Repeat the lines exactly from the line that contains "What matplotlib code" through the line that contains "bbox_to_anchor=(0.978, 0.0), borderaxespad=0.6)"; leave images out and add nothing.

→ **Data to process**
▬▬▬

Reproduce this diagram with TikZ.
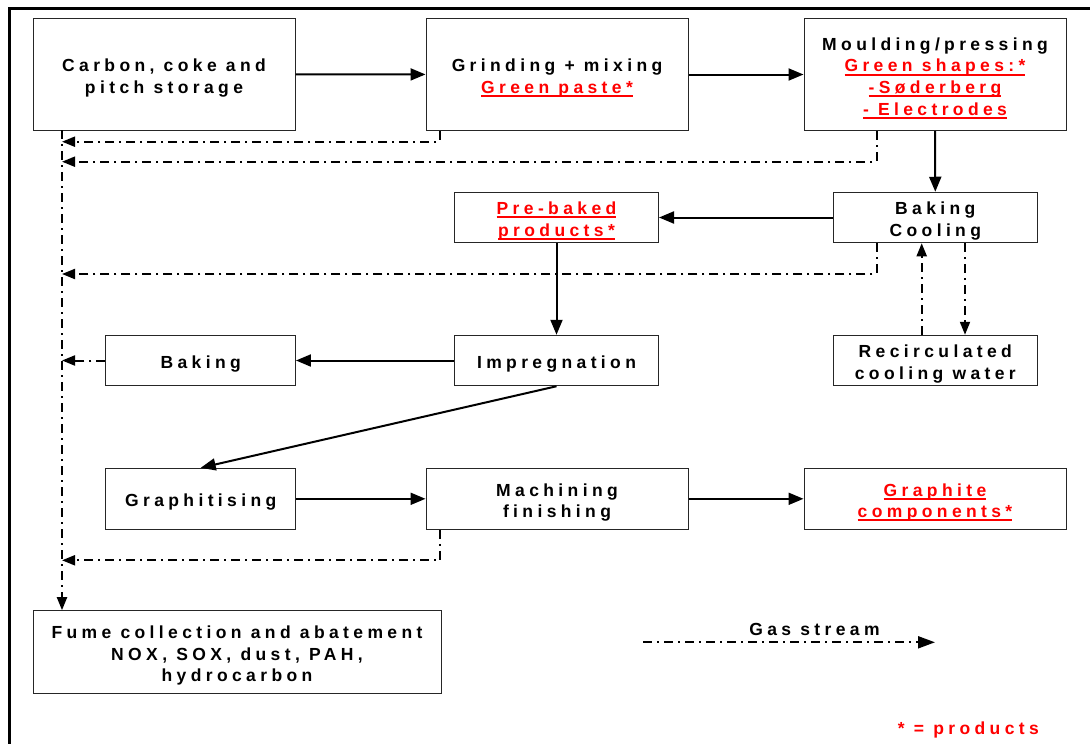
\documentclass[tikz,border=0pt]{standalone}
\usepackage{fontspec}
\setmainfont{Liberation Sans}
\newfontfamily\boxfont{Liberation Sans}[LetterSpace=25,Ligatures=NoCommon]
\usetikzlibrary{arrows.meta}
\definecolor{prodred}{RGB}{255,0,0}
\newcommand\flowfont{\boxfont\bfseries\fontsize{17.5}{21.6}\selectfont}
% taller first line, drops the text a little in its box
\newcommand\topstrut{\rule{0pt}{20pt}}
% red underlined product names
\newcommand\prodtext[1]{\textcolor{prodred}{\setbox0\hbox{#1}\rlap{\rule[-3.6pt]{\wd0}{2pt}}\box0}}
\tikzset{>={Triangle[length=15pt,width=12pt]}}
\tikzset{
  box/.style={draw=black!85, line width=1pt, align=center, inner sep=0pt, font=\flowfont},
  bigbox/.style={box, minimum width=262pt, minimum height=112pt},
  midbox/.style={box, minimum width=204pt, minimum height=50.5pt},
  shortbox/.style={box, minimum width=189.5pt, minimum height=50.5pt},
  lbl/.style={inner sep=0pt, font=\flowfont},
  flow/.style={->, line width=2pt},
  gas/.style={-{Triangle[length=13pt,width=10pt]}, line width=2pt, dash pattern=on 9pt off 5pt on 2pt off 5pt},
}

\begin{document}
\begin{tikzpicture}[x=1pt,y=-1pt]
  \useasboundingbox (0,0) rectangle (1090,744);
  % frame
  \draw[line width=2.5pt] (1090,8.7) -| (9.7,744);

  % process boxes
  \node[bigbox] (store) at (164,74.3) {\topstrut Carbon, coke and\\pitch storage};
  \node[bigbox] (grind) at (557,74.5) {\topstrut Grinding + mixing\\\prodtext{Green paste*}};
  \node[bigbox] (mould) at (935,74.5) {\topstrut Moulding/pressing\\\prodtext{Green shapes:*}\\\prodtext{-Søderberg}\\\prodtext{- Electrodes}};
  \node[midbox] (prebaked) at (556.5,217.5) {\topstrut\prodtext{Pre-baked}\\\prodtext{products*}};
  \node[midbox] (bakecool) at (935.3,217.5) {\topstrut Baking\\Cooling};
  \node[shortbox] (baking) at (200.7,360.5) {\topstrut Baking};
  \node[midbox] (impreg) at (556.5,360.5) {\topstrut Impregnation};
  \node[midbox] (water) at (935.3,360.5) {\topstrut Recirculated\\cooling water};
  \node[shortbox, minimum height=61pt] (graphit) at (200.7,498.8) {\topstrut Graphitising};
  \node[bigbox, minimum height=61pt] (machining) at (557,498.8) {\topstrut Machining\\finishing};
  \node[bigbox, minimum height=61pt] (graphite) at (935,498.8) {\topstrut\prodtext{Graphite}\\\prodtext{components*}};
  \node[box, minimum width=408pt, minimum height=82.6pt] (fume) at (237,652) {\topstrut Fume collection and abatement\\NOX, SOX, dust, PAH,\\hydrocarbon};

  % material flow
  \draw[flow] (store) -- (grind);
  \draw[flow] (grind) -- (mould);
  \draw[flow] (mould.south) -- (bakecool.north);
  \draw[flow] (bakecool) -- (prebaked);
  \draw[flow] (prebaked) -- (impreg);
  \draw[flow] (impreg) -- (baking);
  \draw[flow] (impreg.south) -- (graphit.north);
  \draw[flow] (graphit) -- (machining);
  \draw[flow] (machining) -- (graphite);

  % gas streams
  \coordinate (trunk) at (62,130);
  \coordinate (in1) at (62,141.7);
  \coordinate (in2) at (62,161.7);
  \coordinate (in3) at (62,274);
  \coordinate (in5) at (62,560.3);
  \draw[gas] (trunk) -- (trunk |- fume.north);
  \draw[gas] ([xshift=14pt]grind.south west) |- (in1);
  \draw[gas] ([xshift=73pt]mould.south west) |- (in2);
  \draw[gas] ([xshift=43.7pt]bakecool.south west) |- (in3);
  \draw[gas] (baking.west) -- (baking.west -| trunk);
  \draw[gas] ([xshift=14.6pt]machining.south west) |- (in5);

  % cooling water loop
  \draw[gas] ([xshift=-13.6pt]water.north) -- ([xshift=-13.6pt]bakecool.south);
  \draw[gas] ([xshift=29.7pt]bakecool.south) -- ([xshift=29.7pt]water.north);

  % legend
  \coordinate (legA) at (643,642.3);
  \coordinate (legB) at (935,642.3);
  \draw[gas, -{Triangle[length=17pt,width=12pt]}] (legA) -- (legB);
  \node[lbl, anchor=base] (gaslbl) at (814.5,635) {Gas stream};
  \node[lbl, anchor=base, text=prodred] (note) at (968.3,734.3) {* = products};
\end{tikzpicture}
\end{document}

▬▬▬

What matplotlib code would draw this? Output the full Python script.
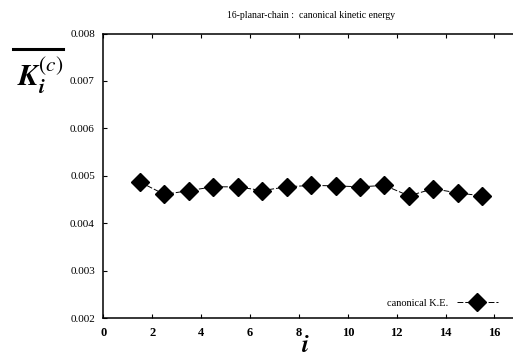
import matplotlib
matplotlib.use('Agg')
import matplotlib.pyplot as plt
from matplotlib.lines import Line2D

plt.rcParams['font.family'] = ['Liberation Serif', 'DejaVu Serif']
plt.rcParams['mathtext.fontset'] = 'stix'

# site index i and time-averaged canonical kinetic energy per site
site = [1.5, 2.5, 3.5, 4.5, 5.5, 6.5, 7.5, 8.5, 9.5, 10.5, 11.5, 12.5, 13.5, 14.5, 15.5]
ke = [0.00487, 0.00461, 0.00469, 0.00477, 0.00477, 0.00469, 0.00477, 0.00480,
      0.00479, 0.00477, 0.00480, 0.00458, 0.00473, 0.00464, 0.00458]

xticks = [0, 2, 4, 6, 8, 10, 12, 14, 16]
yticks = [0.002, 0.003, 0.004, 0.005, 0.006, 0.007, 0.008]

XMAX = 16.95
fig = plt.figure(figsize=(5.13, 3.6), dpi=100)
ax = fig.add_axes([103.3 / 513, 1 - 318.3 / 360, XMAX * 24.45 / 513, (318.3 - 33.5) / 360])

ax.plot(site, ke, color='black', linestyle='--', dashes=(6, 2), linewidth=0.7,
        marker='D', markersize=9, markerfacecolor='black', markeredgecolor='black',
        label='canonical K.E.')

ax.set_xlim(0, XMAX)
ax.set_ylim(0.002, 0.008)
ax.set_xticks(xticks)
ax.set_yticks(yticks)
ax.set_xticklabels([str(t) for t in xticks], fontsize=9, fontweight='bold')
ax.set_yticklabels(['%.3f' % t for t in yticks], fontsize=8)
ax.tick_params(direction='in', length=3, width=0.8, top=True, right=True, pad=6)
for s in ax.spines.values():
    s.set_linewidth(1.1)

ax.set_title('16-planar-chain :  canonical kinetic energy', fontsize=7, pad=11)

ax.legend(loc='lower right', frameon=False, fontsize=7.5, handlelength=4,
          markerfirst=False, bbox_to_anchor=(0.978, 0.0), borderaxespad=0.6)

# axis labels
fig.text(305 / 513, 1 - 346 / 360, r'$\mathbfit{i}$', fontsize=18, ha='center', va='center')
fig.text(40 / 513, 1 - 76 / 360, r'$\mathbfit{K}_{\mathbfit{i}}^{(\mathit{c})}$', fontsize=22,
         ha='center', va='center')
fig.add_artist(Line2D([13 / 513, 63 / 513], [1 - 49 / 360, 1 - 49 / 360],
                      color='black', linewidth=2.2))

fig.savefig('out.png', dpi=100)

▬▬▬

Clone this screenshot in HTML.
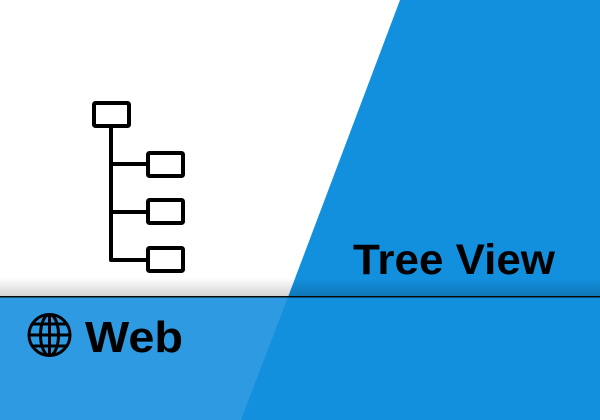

▬▬▬

→ **Exercise result**
What matplotlib code would draw this? Output the full Python script.
import matplotlib
matplotlib.use('Agg')
import matplotlib.pyplot as plt
from matplotlib.lines import Line2D

plt.rcParams['font.family'] = ['Liberation Serif', 'DejaVu Serif']
plt.rcParams['mathtext.fontset'] = 'stix'

# site index i and time-averaged canonical kinetic energy per site
site = [1.5, 2.5, 3.5, 4.5, 5.5, 6.5, 7.5, 8.5, 9.5, 10.5, 11.5, 12.5, 13.5, 14.5, 15.5]
ke = [0.00487, 0.00461, 0.00469, 0.00477, 0.00477, 0.00469, 0.00477, 0.00480,
      0.00479, 0.00477, 0.00480, 0.00458, 0.00473, 0.00464, 0.00458]

xticks = [0, 2, 4, 6, 8, 10, 12, 14, 16]
yticks = [0.002, 0.003, 0.004, 0.005, 0.006, 0.007, 0.008]

XMAX = 16.95
fig = plt.figure(figsize=(5.13, 3.6), dpi=100)
ax = fig.add_axes([103.3 / 513, 1 - 318.3 / 360, XMAX * 24.45 / 513, (318.3 - 33.5) / 360])

ax.plot(site, ke, color='black', linestyle='--', dashes=(6, 2), linewidth=0.7,
        marker='D', markersize=9, markerfacecolor='black', markeredgecolor='black',
        label='canonical K.E.')

ax.set_xlim(0, XMAX)
ax.set_ylim(0.002, 0.008)
ax.set_xticks(xticks)
ax.set_yticks(yticks)
ax.set_xticklabels([str(t) for t in xticks], fontsize=9, fontweight='bold')
ax.set_yticklabels(['%.3f' % t for t in yticks], fontsize=8)
ax.tick_params(direction='in', length=3, width=0.8, top=True, right=True, pad=6)
for s in ax.spines.values():
    s.set_linewidth(1.1)

ax.set_title('16-planar-chain :  canonical kinetic energy', fontsize=7, pad=11)

ax.legend(loc='lower right', frameon=False, fontsize=7.5, handlelength=4,
          markerfirst=False, bbox_to_anchor=(0.978, 0.0), borderaxespad=0.6)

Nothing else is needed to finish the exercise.